Over the weekend, I read the sad news of the apparent suicide of Jacintha Saldanha. The facts aren’t all in yet. Reports are that Duchess Kate is pregnant and was admitted to the hospital for complications; two disc jockeys in Australia called the hospital, pretending to be Queen Elizabeth and Prince Charles. Saldanha took the initial call, the DJs convinced her they were the real deal, and she forwarded the call to another nurse who disclosed medical information about the princess. It appears Saldana took her life the next day. Three thoughts for lawyers in light of such a sad situation:
1. This was a third-party prank that illuminates the possibility of pranks in the workplace. The ManpowerGroup blog of March 29 makes a good point. Workplace humor is important for morale, but employees need to know where to draw the line. The blog suggests that employers add to existing policies and prohibit “potentially unwelcome, offensive or harmful workplace jokes or pranks.” They should detail what pranks are never allowed: those based on race, gender or other protected or physical characteristics; ingestion of unwelcome odors or substances; damage to property or a person’s reputation; and interference with another person’s ability to do his/her job.

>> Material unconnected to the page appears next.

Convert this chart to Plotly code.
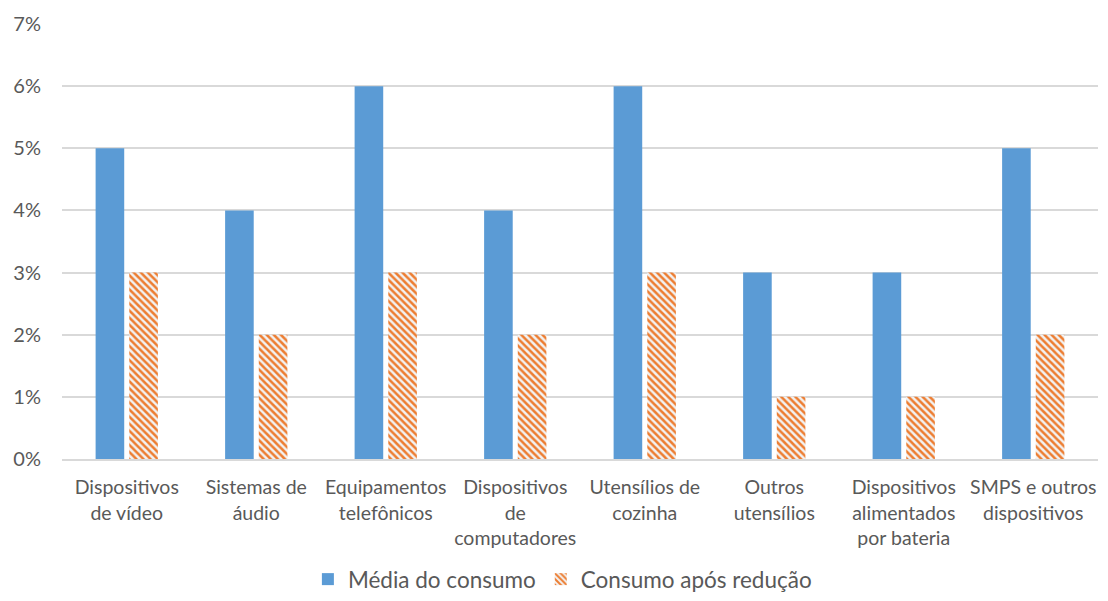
import plotly.graph_objects as go

categories = [
    "Dispositivos<br>de vídeo",
    "Sistemas de<br>áudio",
    "Equipamentos<br>telefônicos",
    "Dispositivos<br>de<br>computadores",
    "Utensílios de<br>cozinha",
    "Outros<br>utensílios",
    "Dispositivos<br>alimentados<br>por bateria",
    "SMPS e outros<br>dispositivos",
]
media_consumo = [0.05, 0.04, 0.06, 0.04, 0.06, 0.03, 0.03, 0.05]
consumo_reducao = [0.03, 0.02, 0.03, 0.02, 0.03, 0.01, 0.01, 0.02]

font_family = "Lato, Open Sans, sans-serif"

fig = go.Figure()
fig.add_trace(go.Bar(
    x=categories, y=media_consumo, name="Média do consumo",
    marker=dict(color="#5B9BD5", line=dict(width=0)),
))
fig.add_trace(go.Bar(
    x=categories, y=consumo_reducao, name="Consumo após redução",
    marker=dict(
        color="#F2F2F2",
        line=dict(width=0),
        pattern=dict(shape="\\", fgcolor="#ED7D31", bgcolor="#F2F2F2",
                     size=5, solidity=0.5, fillmode="replace"),
    ),
))

fig.update_layout(
    width=1108, height=601,
    margin=dict(l=62, r=10, t=24, b=142, autoexpand=False),
    paper_bgcolor="white", plot_bgcolor="white",
    barmode="group", bargap=0.48, bargroupgap=0.15,
    font=dict(family=font_family, color="#595959", size=19.5),
    legend=dict(orientation="h", x=0.483, xanchor="center",
                yref="container", y=0.0, yanchor="bottom",
                font=dict(size=22.5, color="#595959"), itemwidth=30,
                traceorder="normal"),
    xaxis=dict(showgrid=False, showline=True, linecolor="#D9D9D9", linewidth=1.5,
               tickfont=dict(size=19.5, color="#595959"), ticks="",
               ticklabelstandoff=10, automargin=False),
    yaxis=dict(range=[0, 0.07], dtick=0.01, tickformat=".0%",
               gridcolor="#D9D9D9", gridwidth=1.5, zeroline=False,
               tickfont=dict(size=20, color="#595959"), ticks="",
               ticklabelstandoff=20, automargin=False),
)

fig.write_html("out.html")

My overall guideline: Does the action have the potential to lessen an employee’s dignity? If so, employees should not do it, and the employer should punish the action if a co-worker carries it out.
I was counseling a client that had hired an artist for a holiday party. But the artist did caricatures which, by their very nature, involve exaggerating physical traits. There was potential for hurt feelings, and the client decided to cancel the artist. When in doubt, go with decency.
2. Let’s applaud the hospital, which reportedly did not reprimand Saldanha but rather undertook a review of telephone protocol. Let me be direct: The single biggest mistake employers make is to fix blame on an employee without looking at whether the system is at fault. Trust me, if this had happened in the United States, if the employer had terminated Saldanha, and if she had sued, a good plaintiff's lawyer would ask: “You fired her, but did you do anything to fix the system or ensure the event did not repeat itself?” If the answer is “no,” a jury can conclude that the reason for her termination was not that big of a deal after all, and perhaps another (prohibited) reason was at work.
3. Here’s something for everyone who’s a co-worker to consider. Those who are the most sensitive to others’ feelings are often hardest on themselves when they make a mistake. Some people have a hard time forgiving themselves. I do not know if that is the case here. But let me make a suggestion: When dealing with a co-worker who messes up and is too hard on herself, it can help to ask her what she would tell someone in her shoes. In this situation, it probably would go like this: No one was hurt. Everyone was excited with the duchess here, so we naturally wanted to believe that the queen/prince was calling. Being embarrassed passes. Of course, employers and employees need to get help for someone who stays down and out. Once someone is gone, they are gone forever.